ВЫВОД ИЗ ИЗУЧЕНИЯ ЯЗЫКОВ

А.С. Хомяков. РАБОТЫ ПО ФИЛОСОФИИ

Обзор языков представляет вывод, пополняющий все данные для воссоздания доисторической жизни человече­ства. Время беспристрастного и просвещенного языкозна­ния наступило. Языки семитические связываются корня­ми своими с Ираном, переходят далее в область Аравий­скую, соединяющую Азию с Африкою посредством наре­чий гэдз и амгара. Далее, еще более одичавшие, искаженные и скудные бесчисленные наречия черного племени представ­ляют грустную картину мысленного и словесного падения, хотя у некоторых семей, и, кажется, более всех у иолофов, слышны еще отзвуки первобытного языка, явно независи­мые от влияния Корана и аравийского просвещения.

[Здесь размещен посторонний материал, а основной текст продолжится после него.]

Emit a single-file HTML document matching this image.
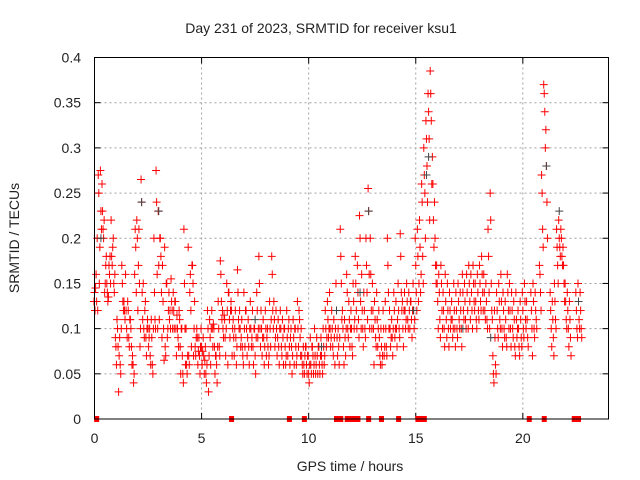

На всем огромном пространстве Африки, исключая ее северную приморскую часть, нельзя найти ни одного могучего наре­чия, которое бы имело право на великое значение в фило­логии. Все мелкие наречия представляют более или менее между собою какие-нибудь общие черты и родовые призна­ки, но нет ни точек опоры для воссоздания целого перво­бытного, ни данных для определения степеней, на которых остановились древние развития или с которых начались частные падения. Так и должно быть. Песчаные пустыни, охватывающие редкие острова вечно зеленеющих пальм, роскошная природа, не вызывающая к борьбе, зной солнца и зной неукротимых вещественных страстей, отсутствие общежития и человеческой любви, более же всего религия Кушита, положившая необходимость, рабство и видимую природу с ее органическою полярностью в основу всего сущего, вот те начала и те условия, под которыми черный житель Африки утратил все свои человеческие достоинства и лесной кафр упал почти на один уровень с четверорукими. Как мы уже сказали, Африка не представляет великих, единоглагольных семей, но все ее мелкие наречия связыва­ются между собою неправильною сетью частных и отдель­ных сходств, носящих на себе признаки прихотливого слу­чая, но разрешающихся в темном отзвуке языков, употреб­ляемых полубелым населением Нильской долины и прибе­режья Черного моря. Северо-восточная же часть ее входит в арамейскую и южноазийскую систему, а великолепный остров, лежащий у ее восточных берегов, связывает ее с бесконечным миром островов, перекинутых Азиею через экватор и тропики.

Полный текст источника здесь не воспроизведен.